■ EXERCISE DESCRIPTION: Pull out all lines from the listing below in which the word "with" appears.

■ INFORMATION SUPPLIED:
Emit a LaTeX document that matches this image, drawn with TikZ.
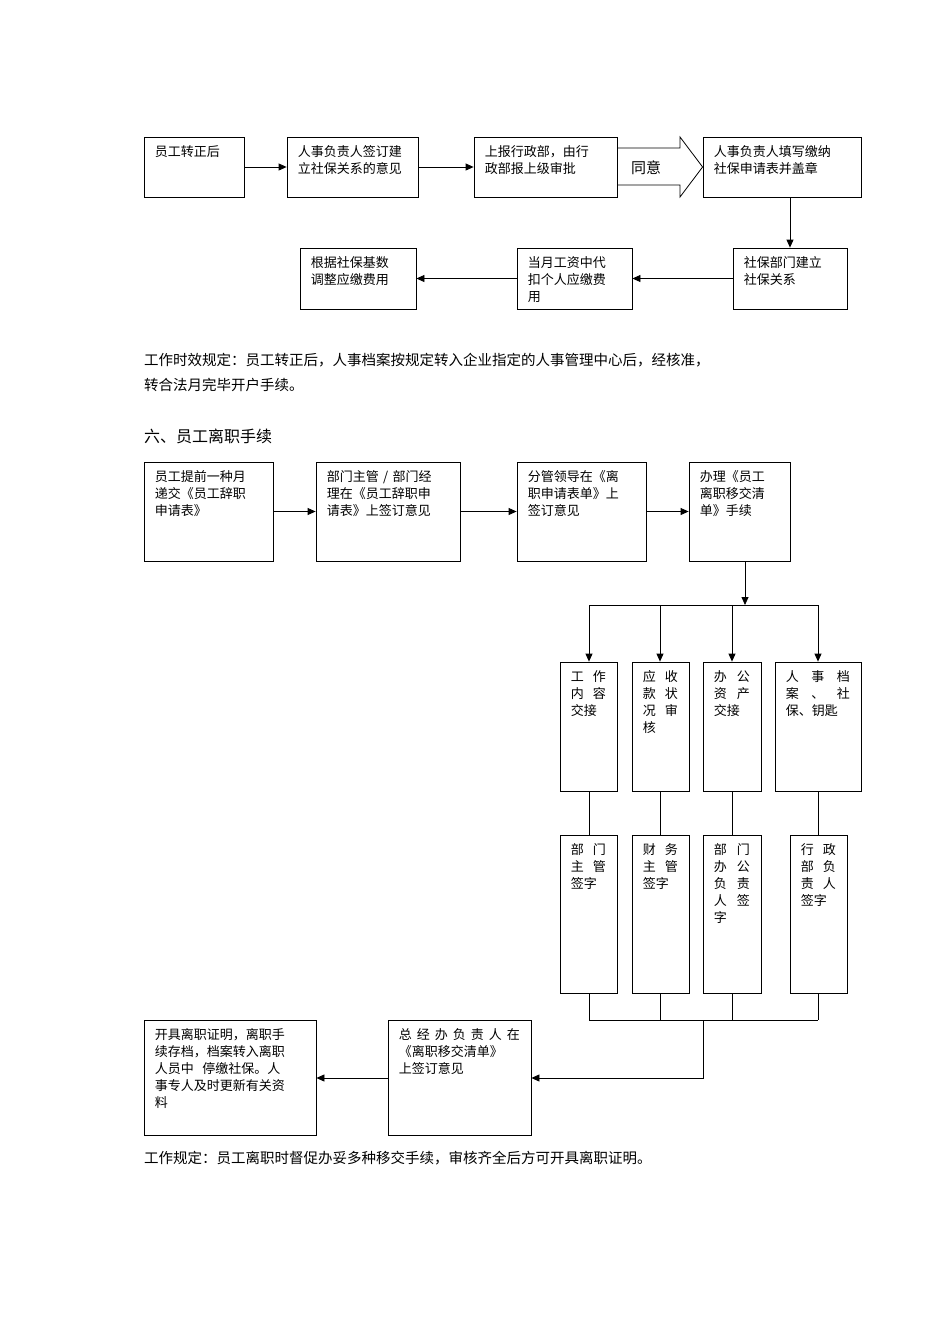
\documentclass[tikz,border=0pt]{standalone}
\usepackage{fontspec}
\setmainfont{Noto Sans CJK SC}
\usetikzlibrary{arrows.meta,positioning,fit}
\newcommand\gp{\hskip 0pt plus 1fill\relax}
% box from corner to corner, with its text at the top left
\newcommand\bx[6]{%
  \node[box,fit={(#2,#3)(#4,#5)}] (#1) {};
  \node[txt,anchor=north west,text width=#4pt-#2pt-22pt] at ([shift={(11pt,-9pt)}]#1.north west) {#6};}
\begin{document}
\begin{tikzpicture}[x=1pt,y=-1pt,
        box/.style={draw=black,inner sep=0pt,line width=0.8pt},
        txt/.style={inner sep=0pt,align=left,font=\fontsize{13}{17}\selectfont},
        myarrow/.style={-{Triangle[length=8pt,width=7pt]},line width=0.8pt},
        myline/.style={line width=0.8pt}
        ]
        \useasboundingbox (0,0) rectangle (950,1344);
        % first flow
        \bx{a1}{144}{137}{244}{197}{员工转正后}
        \bx{a2}{287}{137}{418}{197}{人事负责人签订建\\立社保关系的意见}
        \bx{a3}{474}{137}{617}{197}{上报行政部，由行\\政部报上级审批}
        \bx{a4}{703}{137}{861}{197}{人事负责人填写缴纳\\社保申请表并盖章}
        \bx{a5}{733}{248}{847}{309}{社保部门建立\\社保关系}
        \bx{a6}{517}{248}{632}{309}{当月工资中代\\扣个人应缴费\\用}
        \bx{a7}{300}{248}{416}{309}{根据社保基数\\调整应缴费用}
        \draw[myline] (a3.east |- 0,148) -- (680,148) -- (680,137) -- (a4.west) -- (680,197) -- (680,185) -- (a3.east |- 0,185);
        \node[txt,font=\fontsize{15}{15}\selectfont] (ok) at (646,168) {同意};
        \draw[myarrow] (a1) -- (a2);
        \draw[myarrow] (a2) -- (a3);
        \draw[myarrow] (a4.south -| 790,0) -- (a5.north -| 790,0);
        \draw[myarrow] (a5) -- (a6);
        \draw[myarrow] (a6) -- (a7);
        \node[txt,anchor=west,font=\fontsize{14.5}{25}\selectfont] (rule1) at (144,372)
            {工作时效规定：员工转正后，人事档案按规定转入企业指定的人事管理中心后，经核准，\\转合法月完毕开户手续。};
        \node[txt,anchor=west,font=\fontsize{16}{16}\selectfont] (title) at (144,436) {六、员工离职手续};
        % second flow
        \bx{b1}{144}{462}{273}{561}{员工提前一种月\\递交《员工辞职\\申请表》}
        \bx{b2}{316}{462}{460}{561}{部门主管 / 部门经\\理在《员工辞职申\\请表》上签订意见}
        \bx{b3}{517}{462}{646}{561}{分管领导在《离\\职申请表单》上\\签订意见}
        \bx{b4}{689}{462}{790}{561}{办理《员工\\离职移交清\\单》手续}
        \draw[myarrow] (b1) -- (b2);
        \draw[myarrow] (b2) -- (b3);
        \draw[myarrow] (b3) -- (b4);
        \coordinate (sp) at (745,605);
        \draw[myarrow] (b4.south -| sp) -- (sp);
        \draw[myline] (589,605) -- (818,605);
        \bx{c1}{560}{662}{617}{791}{工\gp 作\\内\gp 容\\交接}
        \bx{c2}{632}{662}{689}{791}{应\gp 收\\款\gp 状\\况\gp 审\\核}
        \bx{c3}{703}{662}{761}{791}{办\gp 公\\资\gp 产\\交接}
        \bx{c4}{775}{662}{861}{791}{人\gp 事\gp 档\\案\gp 、\gp 社\\保、钥匙}
        \bx{d1}{560}{835}{617}{993}{部\gp 门\\主\gp 管\\签字}
        \bx{d2}{632}{835}{689}{993}{财\gp 务\\主\gp 管\\签字}
        \bx{d3}{703}{835}{761}{993}{部\gp 门\\办\gp 公\\负\gp 责\\人\gp 签\\字}
        \bx{d4}{790}{835}{847}{993}{行\gp 政\\部\gp 负\\责\gp 人\\签字}
        \foreach \c/\d/\x in {c1/d1/589,c2/d2/660,c3/d3/732,c4/d4/818}{
            \draw[myarrow] (\x,605) -- (\c.north -| \x,0);
            \draw[myline] (\c.south -| \x,0) -- (\d.north -| \x,0);
            \draw[myline] (\d.south -| \x,0) -- (\x,1020);
        }
        \draw[myline] (589,1020) -- (818,1020);
        \bx{e1}{388}{1020}{531}{1135}{总\gp 经\gp 办\gp 负\gp 责\gp 人\gp 在\\《离职移交清单》\\上签订意见}
        \bx{e2}{144}{1020}{316}{1135}{开具离职证明，离职手\\续存档，档案转入离职\\人员中\ \ 停缴社保。人\\事专人及时更新有关资\\料}
        \draw[myarrow] (703,1020) -- (703,1078) -- (e1.east |- 0,1078);
        \draw[myarrow] (e1.west |- 0,1078) -- (e2.east |- 0,1078);
        \node[txt,anchor=west,font=\fontsize{14.5}{16}\selectfont] (rule2) at (144,1158)
            {工作规定：员工离职时督促办妥多种移交手续，审核齐全后方可开具离职证明。};
\end{tikzpicture}
\end{document}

■ CORRECT OUTPUT:
Emit a LaTeX document that matches this image, drawn with TikZ.
% box from corner to corner, with its text at the top left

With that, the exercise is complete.